### WHAT THE TASK REQUIRES:
Your task is to retype, word for word, the lines from the start of the data through the line holding "import pandas as pd". Do not include the pictures.
# start of DATA BLOCK
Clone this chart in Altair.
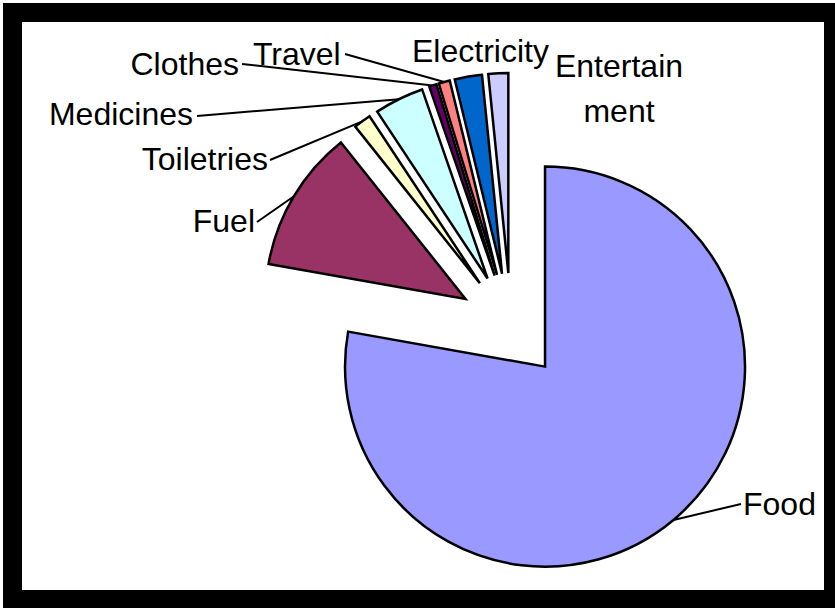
import altair as alt
import pandas as pd

# ---- data ----
categories = ["Food", "Fuel", "Toiletries", "Medicines", "Clothes", "Travel", "Electricity", "Entertainment"]
shares = [77.8, 11.5, 1.4, 4.0, 0.6, 0.9, 2.2, 1.6]
label_texts = ["Food", "Fuel", "Toiletries", "Medicines", "Clothes", "Travel", "Electricity", "Entertain\nment"]
colors = ["#9999FF", "#993366", "#FFFFCC", "#CCFFFF", "#660066", "#FF8080", "#0066CC", "#CCCCFF"]

# ---- layout (page pixels) ----
PAD = 12.5
CX, CY = 511 - PAD, 326 - PAD
R = 200
EXPLODE = 53
label_x = [743, 255, 268, 193, 239, 253, 412, 619]
label_y = [515, 232, 170, 125, 75, 65, 62, 77]
label_align = ["left", "right", "right", "right", "right", "left", "left", "center"]
leader_x = [741, 257, 270, 197, 242, 345, None, None]
leader_y = [504, 222, 160, 116, 64, 54, None, None]

df = pd.DataFrame({
    "cat": categories,
    "share": shares,
    "order": list(range(len(categories))),
    "label": label_texts,
    "lx": [v - PAD for v in label_x],
    "ly": [v - PAD for v in label_y],
    "align": label_align,
    "ex": [None if v is None else v - PAD for v in leader_x],
    "ey": [None if v is None else v - PAD for v in leader_y],
})

base = (
    alt.Chart(df)
    .transform_window(cum="sum(share)", sort=[alt.SortField("order")], frame=[None, 0])
    .transform_joinaggregate(total="sum(share)")
    .transform_calculate(
        a0="2*PI*(datum.cum-datum.share)/datum.total",
        a1="2*PI*datum.cum/datum.total",
    )
    .transform_calculate(mid="(datum.a0+datum.a1)/2")
    .transform_calculate(
        px=f"{CX}+{EXPLODE}*sin(datum.mid)",
        py=f"{CY}-{EXPLODE}*cos(datum.mid)",
        ox=f"{CX}+{EXPLODE + R}*sin(datum.mid)",
        oy=f"{CY}-{EXPLODE + R}*cos(datum.mid)",
    )
)

arcs = base.mark_arc(radius=R, stroke="black", strokeWidth=2.5).encode(
    theta=alt.Theta("a0:Q", scale=None),
    theta2="a1:Q",
    x=alt.X("px:Q", scale=None, axis=None),
    y=alt.Y("py:Q", scale=None, axis=None),
    color=alt.Color("cat:N", scale=alt.Scale(domain=categories, range=colors), legend=None),
)

rules = base.transform_filter("isValid(datum.ex)").mark_rule(color="black", strokeWidth=2).encode(
    x=alt.X("ox:Q", scale=None),
    y=alt.Y("oy:Q", scale=None),
    x2="ex:Q",
    y2="ey:Q",
)

def text_layer(al):
    return base.transform_filter(f"datum.align == '{al}'").mark_text(
        align=al, baseline="alphabetic", font="Liberation Sans", fontSize=32,
        lineBreak="\n", lineHeight=45, color="black",
    ).encode(
        x=alt.X("lx:Q", scale=None),
        y=alt.Y("ly:Q", scale=None),
        text="label:N",
    )

chart = (
    alt.layer(arcs, rules, text_layer("left"), text_layer("right"), text_layer("center"))
    .properties(
        width=821,
        height=587,
        padding={"left": 12.5, "top": 12.5, "right": 1.5, "bottom": 8.5},
        autosize=alt.AutoSizeParams(type="none"),
        background="white",
    )
    .configure_view(stroke="black", strokeWidth=19)
)

chart.save("out.html", embed_options={"renderer": "svg", "actions": False})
# end of DATA BLOCK
### THE REPLY:
Clone this chart in Altair.
import altair as alt
import pandas as pd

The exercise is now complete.